Lao Tzu wrote that “being deeply loved by someone gives you strength, while loving someone deeply gives you courage.”
I thoroughly believe this kind of courage is needed now, more than ever before.
After all, another wise philospher named Confucius recognized that “If there is righteousness in the heart, there will be beauty in the character. If there is beauty in the character, there will be harmony in the home. If there is harmony in the home, there will be order in the nations. When there is order in the nations, there will peace in the world.” He knew that righteousness, such as exhibited by the Chinese people, may indeed re – shape the world.
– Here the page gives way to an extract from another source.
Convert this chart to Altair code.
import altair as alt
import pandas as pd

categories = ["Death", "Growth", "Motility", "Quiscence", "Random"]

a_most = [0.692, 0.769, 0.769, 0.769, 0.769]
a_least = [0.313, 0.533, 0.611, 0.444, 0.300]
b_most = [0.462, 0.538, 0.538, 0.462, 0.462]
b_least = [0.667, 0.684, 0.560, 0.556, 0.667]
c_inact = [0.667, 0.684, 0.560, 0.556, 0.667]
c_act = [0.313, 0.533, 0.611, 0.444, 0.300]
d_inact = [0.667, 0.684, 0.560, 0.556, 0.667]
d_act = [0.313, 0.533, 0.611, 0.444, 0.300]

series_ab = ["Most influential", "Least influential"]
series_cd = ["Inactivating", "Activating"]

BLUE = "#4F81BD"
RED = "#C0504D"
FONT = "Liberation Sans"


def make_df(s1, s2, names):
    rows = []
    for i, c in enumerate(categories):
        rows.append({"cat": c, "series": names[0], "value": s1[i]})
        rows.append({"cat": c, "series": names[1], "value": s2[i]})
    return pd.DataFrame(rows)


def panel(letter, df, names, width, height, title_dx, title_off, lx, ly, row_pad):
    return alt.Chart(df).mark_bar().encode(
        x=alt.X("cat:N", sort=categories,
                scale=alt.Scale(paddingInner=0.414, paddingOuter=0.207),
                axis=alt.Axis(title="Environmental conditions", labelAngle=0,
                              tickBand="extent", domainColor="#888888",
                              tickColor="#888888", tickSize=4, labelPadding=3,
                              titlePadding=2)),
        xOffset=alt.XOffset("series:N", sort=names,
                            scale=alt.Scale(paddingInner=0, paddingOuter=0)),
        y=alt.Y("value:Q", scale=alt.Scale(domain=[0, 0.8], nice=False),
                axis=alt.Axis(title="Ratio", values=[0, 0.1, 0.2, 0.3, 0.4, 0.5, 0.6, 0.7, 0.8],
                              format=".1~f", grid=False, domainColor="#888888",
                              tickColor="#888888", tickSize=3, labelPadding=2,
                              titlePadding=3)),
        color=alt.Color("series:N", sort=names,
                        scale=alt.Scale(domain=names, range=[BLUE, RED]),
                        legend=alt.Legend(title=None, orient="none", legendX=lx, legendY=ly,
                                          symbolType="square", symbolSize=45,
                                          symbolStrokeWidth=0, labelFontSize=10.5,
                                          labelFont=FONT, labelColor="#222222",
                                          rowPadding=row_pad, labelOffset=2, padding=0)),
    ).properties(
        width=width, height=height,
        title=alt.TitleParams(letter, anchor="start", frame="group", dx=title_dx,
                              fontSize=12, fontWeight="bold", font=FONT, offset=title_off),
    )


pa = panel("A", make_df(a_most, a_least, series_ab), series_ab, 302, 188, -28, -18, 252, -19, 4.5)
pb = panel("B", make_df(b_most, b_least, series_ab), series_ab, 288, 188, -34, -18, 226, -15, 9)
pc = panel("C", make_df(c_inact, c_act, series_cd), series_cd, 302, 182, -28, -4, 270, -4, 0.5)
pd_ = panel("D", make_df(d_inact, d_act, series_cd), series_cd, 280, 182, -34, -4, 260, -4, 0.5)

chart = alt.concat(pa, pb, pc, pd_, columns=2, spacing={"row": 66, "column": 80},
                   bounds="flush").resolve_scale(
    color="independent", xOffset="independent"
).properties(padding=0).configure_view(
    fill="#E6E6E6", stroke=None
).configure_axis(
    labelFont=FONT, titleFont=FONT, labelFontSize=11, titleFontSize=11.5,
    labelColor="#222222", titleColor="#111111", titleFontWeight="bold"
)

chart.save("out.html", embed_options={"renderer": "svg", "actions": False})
Finally, Lao Tzu also reminds us that “the journey of a thousand miles begins with a single step.” Similarly, in the Jewish Talmud, the Hebrew people were reminded that whilst they are not expected to always complete the work they undertake, neither are they free to refrain from starting their work.
Therefore, I believe that my journey to the far east has revealed that President Xi is correct in that we have much to learn from one another. In my new role as a Vice Chair of the Shanghai Jewish Refugee Museum, I plan to use this platform to share further insights about our mutuality of spirit that may lead to a path toward creating a more righteous and therefore peaceful world to come.